In your mind, is Zs, Diamond Terrifier or Hubble any more important than the other or are they all on the same wavelength?

I wouldn't say any is more important than the other but I think there is a consistent commitment across the board to a specific group of concepts.

Zs will be premiering new music at the Crossing Brooklyn Ferry festival. When did Zs last play live?

Last time we played live was November when 33 came out, the double 7-inch. We played a set that actually was completely improvised.

It's known you've retired some of Zs' earlier material...

All of it. So far, in the ten years of doing Zs, there's no revisiting anything. It happens for a number of years then it's gone.

Is that agreed upon by you and your bandmates?

It's kind of like, the whole thing is just this one process of writing this music. What was happening at our first New Slaves show versus what happened at our last show was night and day. So, the whole four-year period from sitting in the room with nothing to playing ninety minute sets at awesome shows that we were stoked on [Laughing], it's kinda just this one thing like getting from A to B. Then, at a certain point, it becomes like a law of diminishing returns situation artistically; law of diminishing returns professionally; so it's time do another thing. That's sorta all we do. It's not like we bring back a track from the last record. It's not like Bruce Springsteen or something [Laughing]. It's also like the pieces from the last three records are such an investment to have that going on in your life. To play New Slaves, man, was bananas. It's just physically, emotionally, spiritually totally exhausting.

Is doing a Diamond Terrifier set comparable to doing a Zs set?

Yeah, for sure. This is something that is interesting to both Ben and I—the quality of pushing things to the point of failure. You come up with an idea that can't really totally work and is actually not totally possible to do. But you establish the intention to do it and by doing that you put yourself in this situation where you get up onstage in front of people trying to do this thing that is not totally possible and not such a good idea [Laughing]. But that's substance of the art! The industriousness and creativity that arises spontaneously in those moments of failure. You're gonna do this technical feat but that's not really gonna happen 100%. But those percentiles where that isn't happening and you gotta get through it somehow, there's this sort of spontaneity and creativity, and just some turbo boost that you tap into, and that's the art. The Diamond Terrifier set is very much about creating that frame—pushing something to the place where it starts to deteriorate and then holding it in that lively margin where things are sort of failing a little bit and you have to manage it. That relates to the name Diamond Terrifier because it's the English translation of the indo-tibetan god-name Vajrabairahva. Diamond represents that which is indestructible: the thing that scares the thing that is indestructible.

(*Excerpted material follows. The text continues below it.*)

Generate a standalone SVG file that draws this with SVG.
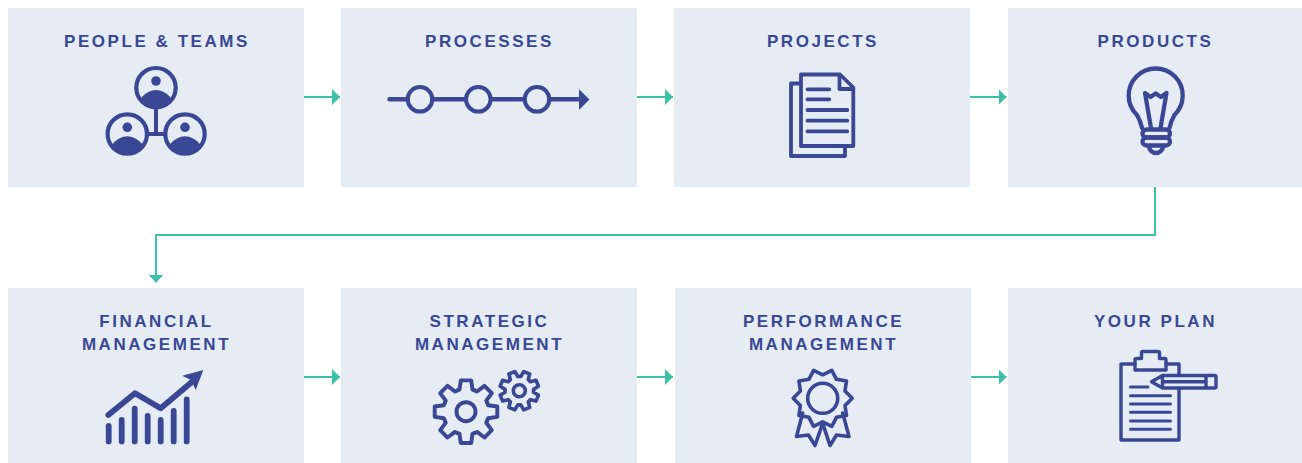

Can you talk about the new Zs music? Is it similar/different to New Slaves?

It's extremely different. The music has swapped out the extreme abrasive high ends for deep dub lows, and we've swapped out the angular jaggedness for deep minimalist trance vibes. The music also has clearer reference points than any past stuff we've done, and I'm really psyched about that. Can't wait to hear what folks think, stoked for the show!

Zs plays BamCafé tonight as part of Crossing Brooklyn Ferry; Diamond Terrifier presents PRACTICE! Tuesday nights in May at Zebulon.